Investor Risk Profile (FinSA)
Swiss FinSA-compliant investor risk profile form covering investment experience, financial situation, risk tolerance, investment horizon, and objectives under Art. 10-12 FinSA and FINMA guidelines.
About this template
The Investor Risk Profile form is the foundation of compliant investment advisory in Switzerland. Under the Financial Services Act (FinSA, Art. 10-12), every financial service provider must assess a client's knowledge, experience, financial situation, and investment objectives before recommending any financial instrument. This template streamlines that process, ensuring you capture every data point required by FINMA and FinSA.
What this form collects
- Personal and contact information
- Investment knowledge and experience by asset class
- Annual income and net investable assets
- Risk tolerance and capacity for loss
- Preferred investment horizon
- Investment objectives (growth, income, capital preservation)
- Sustainability and ESG preferences
- Client declaration and signature
FinSA Compliance
Under FinSA Art. 10-12, financial service providers must conduct a suitability and appropriateness test for each client. Retaining completed risk profiles is mandatory. This form supports both the suitability check (Art. 12) and appropriateness check (Art. 11).
How to use this template
Use this template
Click 'Use template' to create a copy in your dashboard.

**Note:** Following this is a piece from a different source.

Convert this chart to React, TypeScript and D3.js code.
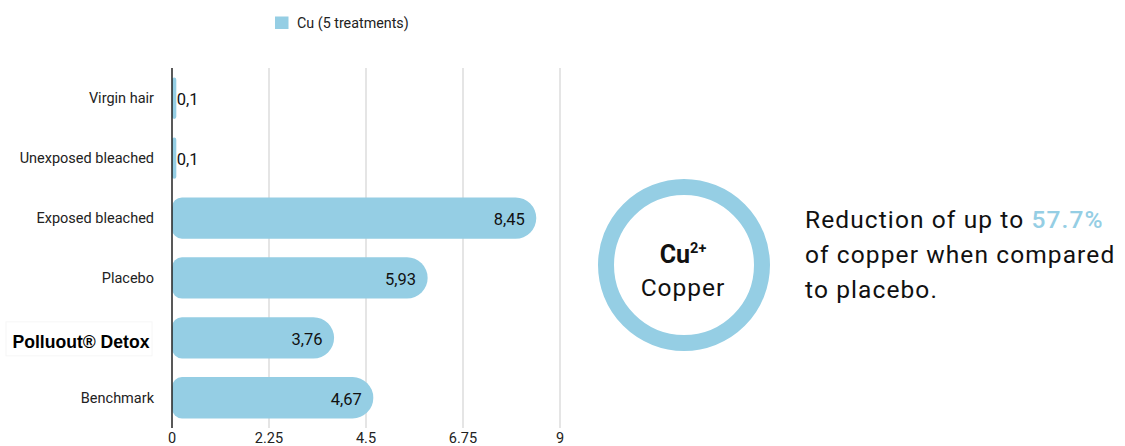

Customise for your institution
Add your firm name, logo, and any additional proprietary risk questions required by your compliance department.
Distribute to clients
Share the form link before any advisory meeting. Clients can complete it on any device.
Review and store
Download completed profiles and store them in your CRM or compliance archive for the legally required retention period.
Investor Risk Profiling in Switzerland: A Complete Guide
Switzerland's Financial Services Act (FinSA), which entered into force on 1 January 2020, fundamentally reshaped how wealth managers, banks, and independent asset managers must interact with their clients. At the heart of the new framework is the obligation to understand the client, and the investor risk profile is the primary instrument for fulfilling this duty.
What is a FinSA risk profile?
A FinSA risk profile is a structured assessment that combines a client's financial knowledge and experience, their current financial situation (assets, liabilities, income), their ability to bear losses, their investment horizon, and their explicit investment objectives. The resulting profile is then matched against proposed financial instruments to determine whether a recommendation is suitable (for portfolio management and investment advisory) or appropriate (for execution-only transactions in complex instruments).
Who is required to conduct a risk profile assessment?
Any entity providing financial services in Switzerland under the FinSA definition is required to conduct risk profiling. This includes FINMA-supervised banks, securities firms, independent asset managers registered with a supervisory organisation (SO), and tied insurance intermediaries offering investment products. Foreign providers with clients domiciled in Switzerland are equally covered.
Suitability vs. appropriateness: what is the difference?
The suitability test (Art. 12 FinSA) applies when a financial service provider offers portfolio management or investment advisory services. It requires a holistic understanding of the client's entire financial situation and objectives. The appropriateness test (Art. 11 FinSA) applies to execution-only services involving complex instruments and requires only that the provider verify the client has sufficient knowledge to understand the product's risks.
How long must risk profile documents be retained?
FinSA Art. 15 requires that the documentation underpinning investment advice be retained for at least ten years after the end of the client relationship. Digital forms with timestamped submissions stored in a compliant archive satisfy this requirement.
How often should a risk profile be updated?
FINMA guidelines and best practice recommend reviewing the risk profile whenever a material change in the client's circumstances occurs such as retirement, divorce, inheritance, or a significant shift in investment objectives. Annual reviews are standard for discretionary mandates.
ESG and sustainability preferences
Since 2022, FINMA and the Swiss Bankers Association guidelines recommend that financial advisors integrate sustainability preferences into the risk profiling process. Clients should be asked whether they wish to consider ESG criteria, impact investments, or Paris-aligned climate objectives in their portfolio.
Frequently asked questions
Can a client complete the risk profile form online?
Yes. FinSA does not require a paper-based process. Digital forms with an electronic signature are fully compliant, provided the submission is logged with a timestamp and the data is stored securely under nFADP requirements.
What happens if the recommended product does not match the risk profile?
The provider must warn the client that the product is not suitable or appropriate and must document this warning. For portfolio management mandates, the provider must refuse to proceed with investments that fall outside the agreed profile without prior client consent to amend the mandate.
Is this template suitable for professional clients under FinSA?
Professional clients (Art. 4 FinSA) may waive certain protections in writing. However, it remains best practice to conduct a risk assessment even for professional clients, particularly for complex or illiquid instruments.